Как заголовок о бомбежке Хиросимы, раз сделано, значит, сделано. Удар молнии в ствол дерева, расщепленные, еще живые ветви, безвольно повисшие на фоне неба, вопрос «почему?», стекающий на почерневшую траву, затем тишина.
Когда мы ехали с Ингой домой, я вспомнил о Рузвельте — его кончина тоже была неожиданна, но это был шок совсем иного рода. Рузвельт настолько доминировал в сознании моего поколения, что оставалось гадать, кто сможет занять его место в разгар войны. Журналисты, вещая по радио, что кортеж спускается вниз по Пенсильвания-авеню, вдруг начинали беспомощно всхлипывать, как будто потеряли отца. Та потеря казалась сокровеннее, а может, я просто был моложе тогда. С другой стороны, Кеннеди был моим современником, и его смерть оказалась дырой в тонкой паутине будущего. Даже в тридцатые, когда все было из рук вон плохо, и то оставалось будущее. Поэтому во всех моих пьесах было некое скрытое упование на будущее искупление, чувство, что космос все-таки заботится о человеке, а не только смеется над ним. Со смертью Кеннеди космос просто оборвал телефонную связь.

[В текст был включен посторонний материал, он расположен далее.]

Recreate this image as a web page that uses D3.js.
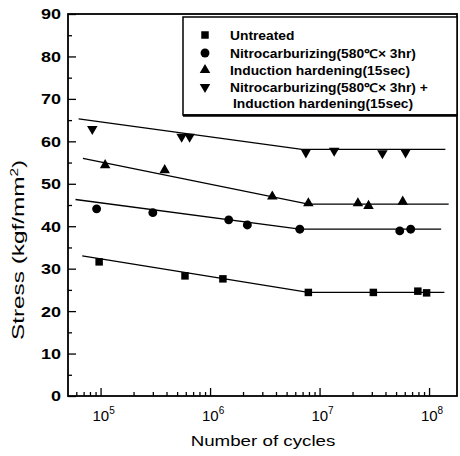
<!DOCTYPE html>
<html>
<head>
<meta charset="utf-8">
<script src="https://cdn.jsdelivr.net/npm/d3@7"></script>
<style>
body { margin: 0; background: #fff; }
svg { display: block; font-family: "Liberation Sans", Arial, sans-serif; font-weight: bold; }
</style>
</head>
<body>
<script>
// measured points (cycles, stress kgf/mm2)
var untreatedN = [9.7e4, 5.9e5, 1.31e6, 7.9e6, 3.1e7, 7.9e7, 9.5e7];
var untreatedS = [31.6, 28.3, 27.6, 24.4, 24.4, 24.7, 24.3];
var nitroN = [9.2e4, 3.0e5, 1.48e6, 2.19e6, 6.6e6, 5.4e7, 6.8e7];
var nitroS = [44.1, 43.2, 41.5, 40.3, 39.3, 38.9, 39.3];
var inductionN = [1.1e5, 3.85e5, 3.7e6, 7.9e6, 2.24e7, 2.8e7, 5.75e7];
var inductionS = [54.4, 53.2, 47.0, 45.4, 45.4, 44.8, 45.8];
var bothN = [8.4e4, 5.5e5, 6.5e5, 7.5e6, 1.36e7, 3.75e7, 6.1e7];
var bothS = [62.9, 61.1, 61.1, 57.4, 57.8, 57.2, 57.4];

// fitted S-N lines (start, knee, end)
var fitUntreatedN = [6.8e4, 7.9e6, 1.38e8];
var fitUntreatedS = [33.0, 24.4, 24.4];
var fitNitroN = [5.9e4, 6.6e6, 1.29e8];
var fitNitroS = [46.3, 39.3, 39.3];
var fitInductionN = [6.9e4, 7.9e6, 1.51e8];
var fitInductionS = [56.0, 45.2, 45.2];
var fitBothN = [6.3e4, 6.9e6, 1.41e8];
var fitBothS = [65.3, 58.1, 58.1];

var legendLabels = ["Untreated",
                    "Nitrocarburizing(580\u2103\u00d7 3hr)",
                    "Induction hardening(15sec)",
                    "Nitrocarburizing(580\u2103\u00d7 3hr) +"];
var legendExtra = "Induction hardening(15sec)";

var yMajor = [0, 10, 20, 30, 40, 50, 60, 70, 80, 90];
var yMinor = [5, 15, 25, 35, 45, 55, 65, 75, 85];
var xMajor = [1e5, 1e6, 1e7, 1e8];
var xExp = ["5", "6", "7", "8"];

var screen = {width: 460, height: 456};
var margin = {top: 14, right: 3, bottom: 60, left: 68};

var x = d3.scaleLog()
          .domain([5.04e4, 1.8e8])
          .range([margin.left, screen.width - margin.right]);
var y = d3.scaleLinear()
          .domain([0, 90])
          .range([screen.height - margin.bottom, margin.top]);

var xMinor = [];
[1e4, 1e5, 1e6, 1e7, 1e8].forEach(function(dec) {
  for (var k = 2; k <= 9; k++) {
    var v = dec * k;
    if (v > x.domain()[0] && v < x.domain()[1]) xMinor.push(v);
  }
});

var svg = d3.select("body")
            .append("svg")
            .attr("width", screen.width)
            .attr("height", screen.height);

var bottom = screen.height - margin.bottom;

// ticks (inward)
function cleanAxis(g) {
  g.select(".domain").remove();
  g.selectAll(".tick line").attr("stroke", "#000").attr("stroke-width", 1.3);
}
svg.append("g").attr("transform", "translate(0," + bottom + ")")
   .call(d3.axisBottom(x).tickValues(xMinor).tickSize(-4).tickFormat(""))
   .call(cleanAxis);
svg.append("g").attr("transform", "translate(0," + bottom + ")")
   .call(d3.axisBottom(x).tickValues(xMajor).tickSize(-8).tickFormat(""))
   .call(cleanAxis);
svg.append("g").attr("transform", "translate(" + margin.left + ",0)")
   .call(d3.axisLeft(y).tickValues(yMinor).tickSize(-4).tickFormat(""))
   .call(cleanAxis);
svg.append("g").attr("transform", "translate(" + margin.left + ",0)")
   .call(d3.axisLeft(y).tickValues(yMajor).tickSize(-8).tickFormat(""))
   .call(cleanAxis);

// frame
svg.append("rect")
   .attr("x", margin.left)
   .attr("y", margin.top)
   .attr("width", screen.width - margin.right - margin.left)
   .attr("height", bottom - margin.top)
   .attr("fill", "none")
   .attr("stroke", "#000")
   .attr("stroke-width", 1.8);

// y tick labels
svg.selectAll(".ylab")
   .data(yMajor)
   .enter()
   .append("text")
   .attr("class", "ylab")
   .attr("transform", function(d) { return "translate(61," + y(d) + ") scale(1.2,1)"; })
   .attr("dy", "0.36em")
   .attr("text-anchor", "end")
   .attr("font-size", 15)
   .text(function(d) { return d; });

// x tick labels 10^n
var xl = svg.selectAll(".xlab")
            .data(xMajor)
            .enter()
            .append("text")
            .attr("class", "xlab")
            .attr("x", function(d) { return x(d) + 3; })
            .attr("y", 421)
            .attr("text-anchor", "middle")
            .attr("font-size", 15)
            .attr("font-weight", "normal");
xl.append("tspan").text("10");
xl.append("tspan").attr("dy", -7).attr("font-size", 10).text(function(d, i) { return xExp[i]; });

// axis titles
svg.append("text")
   .attr("transform", "translate(263,446) scale(1.25,1)")
   .attr("text-anchor", "middle")
   .attr("font-size", 15)
   .attr("font-weight", "normal")
   .text("Number of cycles");

var yt = svg.append("text")
            .attr("transform", "translate(24,250) rotate(-90) scale(1.52,1)")
            .attr("text-anchor", "middle")
            .attr("font-size", 16)
            .attr("font-weight", "normal");
yt.append("tspan").text("Stress (kgf/mm");
yt.append("tspan").attr("dy", -6).attr("font-size", 10).text("2");
yt.append("tspan").attr("dy", 6).text(")");

// fitted lines
var line = d3.line()
             .x(function(d) { return x(d[0]); })
             .y(function(d) { return y(d[1]); });

var fits = [[fitUntreatedN, fitUntreatedS], [fitNitroN, fitNitroS],
            [fitInductionN, fitInductionS], [fitBothN, fitBothS]];
svg.append("g")
   .selectAll("path")
   .data(fits)
   .enter()
   .append("path")
   .attr("d", function(d) { return line(d3.zip(d[0], d[1])); })
   .attr("fill", "none")
   .attr("stroke", "#000")
   .attr("stroke-width", 1.3);

// markers
var shapes = [
  {sym: d3.symbol().type(d3.symbolSquare).size(56), rot: 0},
  {sym: d3.symbol().type(d3.symbolCircle).size(62), rot: 0},
  {sym: d3.symbol().type(d3.symbolTriangle).size(48), rot: 0},
  {sym: d3.symbol().type(d3.symbolTriangle).size(48), rot: 180}
];
var series = [[untreatedN, untreatedS], [nitroN, nitroS],
              [inductionN, inductionS], [bothN, bothS]];

series.forEach(function(s, i) {
  svg.append("g")
     .selectAll("path")
     .data(d3.zip(s[0], s[1]))
     .enter()
     .append("path")
     .attr("d", shapes[i].sym())
     .attr("transform", function(d) {
       return "translate(" + x(d[0]) + "," + y(d[1]) + ") rotate(" + shapes[i].rot + ")";
     })
     .attr("fill", "#000");
});

// legend
var legend = svg.append("g");
legend.append("rect")
      .attr("x", 183)
      .attr("y", 17)
      .attr("width", screen.width - margin.right - 183)
      .attr("height", 98)
      .attr("fill", "#fff")
      .attr("stroke", "#000")
      .attr("stroke-width", 1.5);
legend.append("line")
      .attr("x1", 183).attr("x2", screen.width - margin.right)
      .attr("y1", 115.5).attr("y2", 115.5)
      .attr("stroke", "#000").attr("stroke-width", 2.5);

var rows = [35, 53, 70, 87];
legendLabels.forEach(function(lab, i) {
  legend.append("path")
        .attr("d", shapes[i].sym())
        .attr("transform", "translate(205," + rows[i] + ") rotate(" + shapes[i].rot + ")")
        .attr("fill", "#000");
  legend.append("text")
        .attr("transform", "translate(230," + (rows[i] + 4.5) + ") scale(1.15,1)")
        .attr("font-size", 12)
        .text(lab);
});
legend.append("text")
      .attr("transform", "translate(233,107.5) scale(1.15,1)")
      .attr("font-size", 12)
      .text(legendExtra);
</script>
</body>
</html>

В памяти сохранилось воспоминание о бале по случаю его вхождения в должность президента, где я присутствовал вместе с Джо и Оли Раухами. Франку Синатре с сопровождавшими его лицами была отведена ложа, откуда он наблюдал за празднеством. Отдыхая в величественной изоляции, паря в недосягаемости над возбужденной толпой, Синатра, казалось, не столько отдавал должное президентским почестям, сколько показывал, что по случаю снизошел до них. Певец на все времена, он точно так же вел себя с Рональдом Рейганом, с королевским достоинством пребывая над политикой, в то время как президенты приходили и уходили. Разве это не означало, что бизнес в Америке не только бизнес, как утверждал наивный Калвин Кулидж, но шоу-бизнес, некое символическое действо, наступивший триумф метафоры над реальностью, главенство исполнителя с его безупречным и бессмысленным очарованием?
Возможно, мне не хватало почтения, поскольку я помнил Синатру тридцатых, худощавого парнишку с цыплячьей шеей в окружении визгливых девчонок у входа на сцену в «Парамаунте», когда к нему пришел его первый сенсационный успех. К тому же мы были одного возраста.